El éxito de los lenguajes del amor, y nos referimos al proceso de humanización, reside en el problema de la sensibilización: ver más, oír más, pensar mejor, sentir más intensamente. Una buena canción —aunque haya sido compuesta al otro lado del mundo— afina nuestros sentimientos personales. El desequilibrio de nuestros días consistiría en que en gran medida el código del amor está sometido a lógicas externas —las de la profesionalización y la mercadotecnia, por ejemplo— que al ignorar por completo al individuo convierten el consenso (no olvidemos que todo consenso supone la preservación, en alguna medida, de la libertad electiva del individuo) en una imposición mecánica. Así, quien no ha tenido todavía una educación sentimental, no la obtendrá de las melodías de la radio, y confundirá, por ejemplo, las mejores canciones de José José —en las cuales parece haber pruebas inequívocas de pasión amorosa— con los innumerables cantantes que lo han seguido y que cantan ¡cuánto te amo! por seguir las instrucciones de sus productores.
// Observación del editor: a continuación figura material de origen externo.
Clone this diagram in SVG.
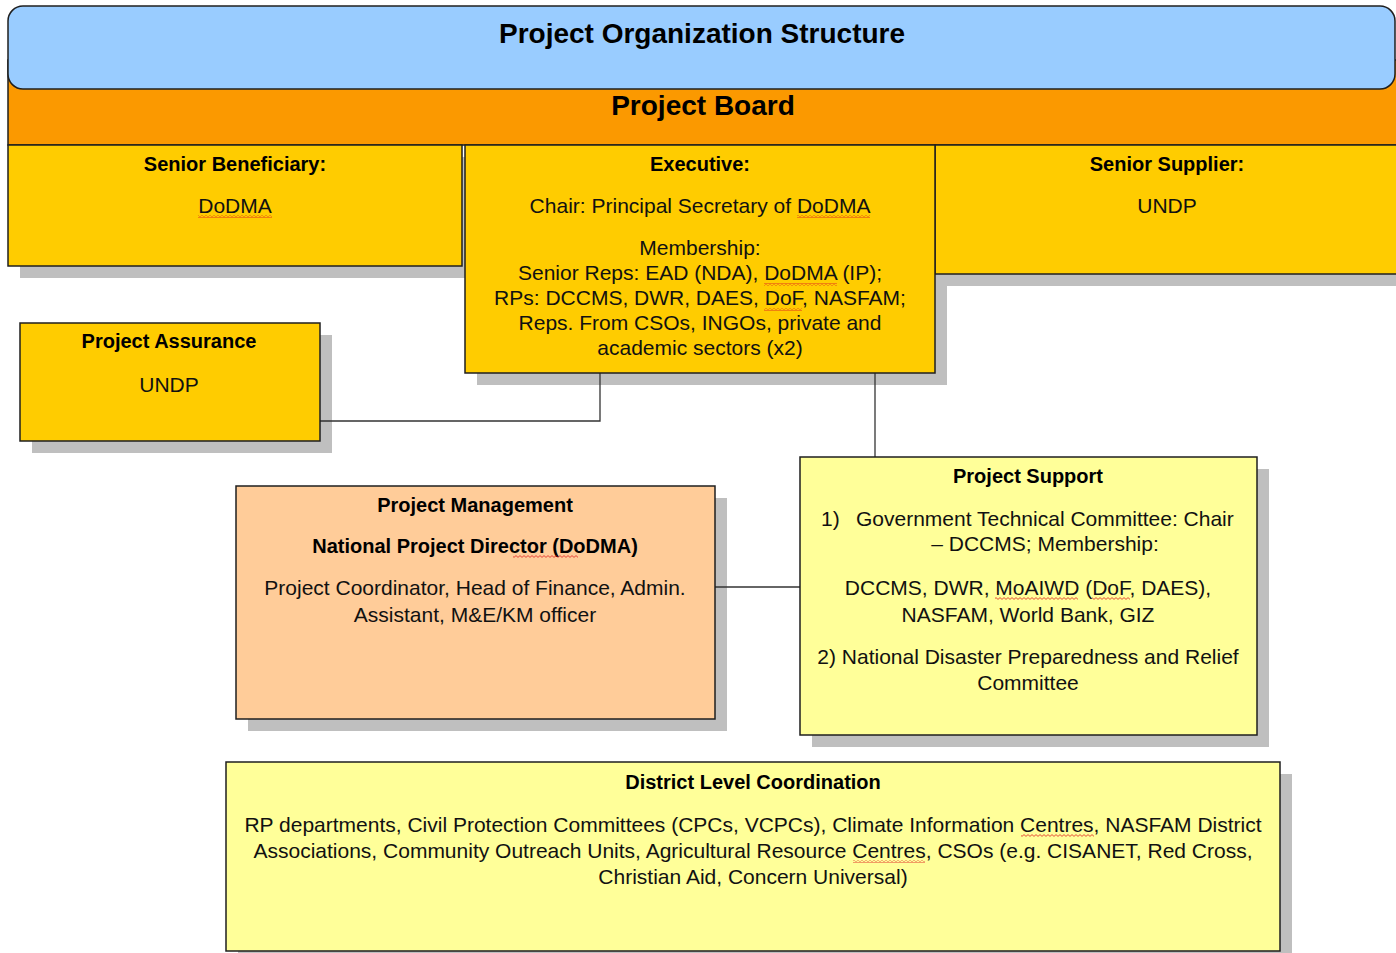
<svg xmlns="http://www.w3.org/2000/svg" width="1396" height="953" viewBox="0 0 1396 953">
<defs>
<style>
.box{stroke:#1f1f1f;stroke-width:1.5}
.sh{fill:#bfbfbf}
.gold{fill:#ffcc00}
.peach{fill:#ffcc99}
.lyel{fill:#ffff99}
.h{font-family:"Liberation Sans",Arial,sans-serif;font-weight:bold;font-size:20px;fill:#000;text-anchor:middle}
.t{font-family:"Liberation Sans",Arial,sans-serif;font-size:21px;fill:#111;text-anchor:middle}
.ts{font-family:"Liberation Sans",Arial,sans-serif;font-size:21px;fill:#111}
.big{font-family:"Liberation Sans",Arial,sans-serif;font-weight:bold;font-size:28px;fill:#000;text-anchor:middle}
.conn{stroke:#333;stroke-width:1.3;fill:none}
.sq{fill:url(#sq)}
</style>
<pattern id="sq" width="4" height="3" patternUnits="userSpaceOnUse">
<path d="M0 0.6 L2 2.4 L4 0.6" stroke="#e02020" stroke-width="0.8" fill="none"/>
</pattern>
</defs>
<rect width="1396" height="953" fill="#fff"/>

<g id="header">
<rect x="8" y="60" width="1400" height="85" fill="#fb9900" class="box"/>
<rect x="8" y="6" width="1387" height="83" rx="15" fill="#99ccff" class="box"/>
<text x="702" y="43" class="big">Project Organization Structure</text>
<text x="703" y="115" class="big">Project Board</text>
</g>

<g id="shadows">
<rect x="20" y="157" width="454" height="121" class="sh"/>
<rect x="477" y="157" width="470" height="228" class="sh"/>
<rect x="947" y="157" width="460" height="129" class="sh"/>
<rect x="32" y="335" width="300" height="118" class="sh"/>
<rect x="248" y="498" width="479" height="233" class="sh"/>
<rect x="812" y="469" width="457" height="278" class="sh"/>
<rect x="238" y="774" width="1054" height="189" class="sh"/>
</g>

<g id="connectors">
<polyline points="318,421 600,421 600,372" class="conn"/>
<line x1="875" y1="373" x2="875" y2="457" class="conn"/>
<line x1="715" y1="587" x2="800" y2="587" class="conn"/>
</g>

<g id="senior-beneficiary">
<rect x="8" y="145" width="454" height="121" class="box gold"/>
<text x="235" y="171" class="h">Senior Beneficiary:</text>
<text x="235" y="213" class="t">DoDMA</text>
<rect x="198" y="215" width="74" height="3" class="sq"/>
</g>

<g id="senior-supplier">
<rect x="935" y="145" width="470" height="129" class="box gold"/>
<text x="1167" y="171" class="h">Senior Supplier:</text>
<text x="1167" y="213" class="t">UNDP</text>
</g>

<g id="executive">
<rect x="465" y="145" width="470" height="228" class="box gold"/>
<text x="700" y="171" class="h">Executive:</text>
<text x="700" y="213" class="t">Chair: Principal Secretary of DoDMA</text>
<text x="700" y="255" class="t">Membership:</text>
<text x="700" y="280" class="t">Senior Reps: EAD (NDA), DoDMA (IP);</text>
<text x="700" y="305" class="t">RPs: DCCMS, DWR, DAES, DoF, NASFAM;</text>
<text x="700" y="330" class="t">Reps. From CSOs, INGOs, private and</text>
<text x="700" y="355" class="t">academic sectors (x2)</text>
<rect x="797" y="215" width="73" height="3" class="sq"/>
<rect x="764" y="283" width="73" height="3" class="sq"/>
<rect x="764" y="308" width="38" height="3" class="sq"/>
</g>

<g id="project-assurance">
<rect x="20" y="323" width="300" height="118" class="box gold"/>
<text x="169" y="348" class="h">Project Assurance</text>
<text x="169" y="392" class="t">UNDP</text>
</g>

<g id="project-management">
<rect x="236" y="486" width="479" height="233" class="box peach"/>
<text x="475" y="512" class="h">Project Management</text>
<text x="475" y="553" class="h">National Project Director (DoDMA)</text>
<text x="475" y="595" class="t">Project Coordinator, Head of Finance, Admin.</text>
<text x="475" y="622" class="t">Assistant, M&amp;E/KM officer</text>
<rect x="513" y="555" width="65" height="3" class="sq"/>
</g>

<g id="project-support">
<rect x="800" y="457" width="457" height="278" class="box lyel"/>
<text x="1028" y="483" class="h">Project Support</text>
<text x="821" y="526" class="ts">1)</text>
<text x="856" y="526" class="ts">Government Technical Committee: Chair</text>
<text x="1045" y="551" class="t">– DCCMS; Membership:</text>
<text x="1028" y="595" class="t">DCCMS, DWR, MoAIWD (DoF, DAES),</text>
<text x="1028" y="622" class="t">NASFAM, World Bank, GIZ</text>
<text x="1028" y="664" class="t">2) National Disaster Preparedness and Relief</text>
<text x="1028" y="690" class="t">Committee</text>
<rect x="995" y="597" width="83" height="3" class="sq"/>
<rect x="1092" y="597" width="38" height="3" class="sq"/>
</g>

<g id="district-level">
<rect x="226" y="762" width="1054" height="189" class="box lyel"/>
<text x="753" y="789" class="h">District Level Coordination</text>
<text x="753" y="832" class="t">RP departments, Civil Protection Committees (CPCs, VCPCs), Climate Information Centres, NASFAM District</text>
<text x="753" y="858" class="t">Associations, Community Outreach Units, Agricultural Resource Centres, CSOs (e.g. CISANET, Red Cross,</text>
<text x="753" y="884" class="t">Christian Aid, Concern Universal)</text>
<rect x="1021" y="834" width="73" height="3" class="sq"/>
<rect x="853" y="860" width="72" height="3" class="sq"/>
</g>
</svg>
En cuanto a los que están ya sensibilizados, no pueden sino experimentar fastidio frente a la repetición y la pobreza.

Ese fastidio puede manifestarse en las canciones mismas. En el rock contemporáneo existen numerosos ejemplos de ironización y rechazo del amor (Love will get you like a case of anthrax, dice una canción de The Gang of Four). E incluso hay músicos que han optado por prescindir de las letras con tal de librarse de la tiranía del lenguaje amoroso. Pero es un hecho que siempre brotarán nuevas y sugerentes canciones. Sería necesario aprender a distinguirlas para separarlas de las falsificaciones desorientadoras. Si uno no se distrae escuchando el tema de la película Titanic —un auténtico himno a la industrialización del amor, hecho con los moldes más convencionales— podrá quizá escuchar Time Out of Time, el disco más reciente de Bob Dylan, testimonio inconfundible de una verdadera experiencia amorosa. En el dolor de Dylan puede distinguirse la imposibilidad de cancelar al individuo; sus canciones representan el triunfo de la fuerza humanizante del amor por encima de la gigantesca y desbocada máquina de fabricación musical.